2000 - UNESCO-Madanjeet Singh Prize for the Promotion of Tolerance and Non-violence

News 1st October 2000
Shenouda III
From right to left: The Egyptian Coptic Patriarch, Shenouda III, her excellency Egyptian Ambassador and SAF Founder Madanjeet Singh.

Egyptian Copt Leader Winner of UNESCO-Madanjeet Singh Prize for Tolerance and Non-violence.

Pope Shenouda III, the head of Egypt's Coptic Orthodox Church, was named laureate of the UNESCO-Madanjeet Singh Prize for the Promotion of Tolerance and Non-violence by UNESCO Director-General Koïchiro Matsuura today on the recommendation of an international jury.

The jury is composed of five members:

Nasser El-Ansary, Director-General of the Paris-based Institut du Monde Arabe; Inder Gudjral, former Prime Minister of India who was prevented from attending the jury meeting; Sociologist Julio Labastida Martin del Campo (Mexico), a former UNESCO Assistant Director-General for the Social Sciences; Anatoli Torkunov, Rector of the Moscow State Institute of International Relations (Russia); And writer and University of Abidjan-Cocody philosophy professor, Tanella Boni (Côte d'Ivoire), who is the president of the jury.

Ms. Boni explained the choice of the jury saying: "Pope Shenouda is a religious personality whose work has been devoted to the promotion of tolerance. We feel that religion is an area where tolerance must be particularly encouraged because it is often in religion that it is particularly lacking."

Pope Shenouda III's commitment to peace and tolerance is expressed through his sermons, books and official Church bulletins. He has established a relationship of trust with Muslims and has also worked to facilitate international dialogue between religions and plays an active role in easing inter-religious tensions as they arise in Egypt

The jury also decided to attribute two Honourable Mentions. One to Indonesian human rights activist Munir, founder of the Commission for Disappearances and Victims of Violence (KONTRAS) which co-ordinates a network of non-governmental organisations and associations concerned with state-organised violence and local conflicts.

Munir is also a member of Simpati, an organisation which fights discrimination against the Chinese community of Indonesia.

An Honourable Mention is also being attributed to former Sierra Leone Education Secretary Christiana Ayoka Mary Thorpe, founder of the Sierra Leone chapter of the non-governmental organisation Forum for African Women Educationalists. Her work focuses on meeting the needs of young women and girls traumatised by war and on the fight against the exclusion of pregnant girls and girl mothers.

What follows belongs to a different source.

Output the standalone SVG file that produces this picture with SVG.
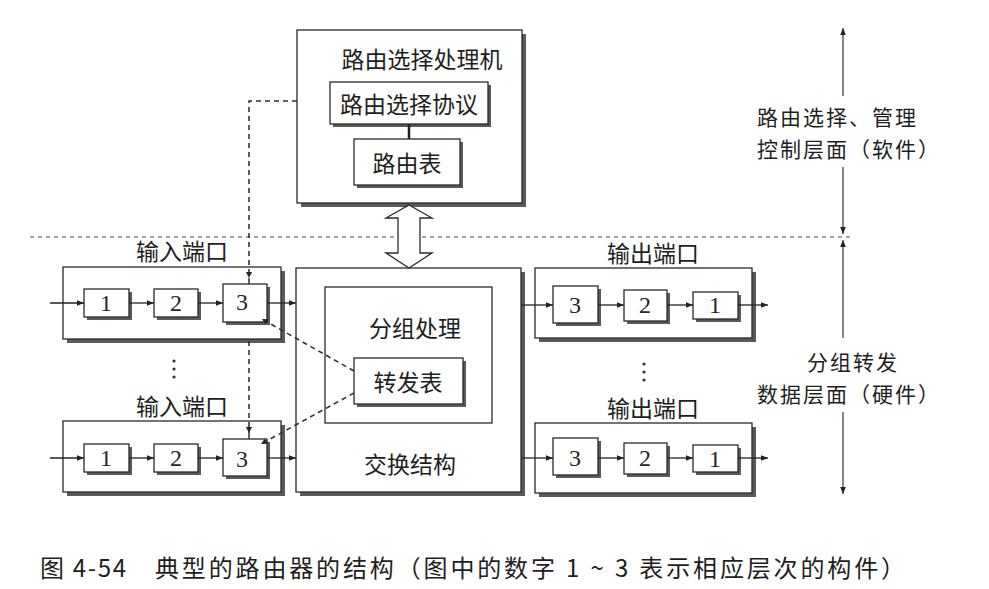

Three Special Mentions have been awarded. One goes to U.S. non-governmental organisation Seeds of Peace, founded by former journalist John Wallach, which has been particularly active in seeking to promote peace between Arabs and Israelis.

Since its foundation in 1992, the organisation, which receives support from over 10,000 individuals and foundations in the U.S., has been teaching tolerance and peaceful conflict resolution skills to young people through a variety of programmes.

Another Special Mention is awarded to Iranian pro-reform daily newspaper Salaam. Launched in 1991, Salaam was banned in 1999. It encouraged public participation in community life, called for greater transparency on the part of the political authorities and fought for press freedom. Russian radio and television broadcaster Mir has also been given a Special Mention.

Created in 1992, Mir today covers ten former Soviet Republics. It seeks to promote mutual understanding and disseminate the principles of tolerance and non-violence among the peoples of the Commonwealth of Independent States, teaching listeners and viewers to listen to others and to respect them.

Created in 1995, the US$ 40,000 Prize dedicated to advancing the spirit of tolerance in the arts, education, culture, science and communication is awarded every two years to an individual or an institution for exceptional contributions and leadership in the field of tolerance promotion.

It was made possible by the donation of Indian artist, writer and diplomat Madanjeet Singh, a former activist in Mahatma Gandhi's non-violent "Quit India" movement against British colonial rule.

Mr. Singh has also served as Ambassador of India in Asia, South America, Africa and Europe. The UNESCO-Madanjeet Singh Prize for the Promotion of Tolerance and Non-Violence will be presented in a ceremony at Organization Headquarters on November 16, International Day for Tolerance which is also the anniversary date of UNESCO's foundation.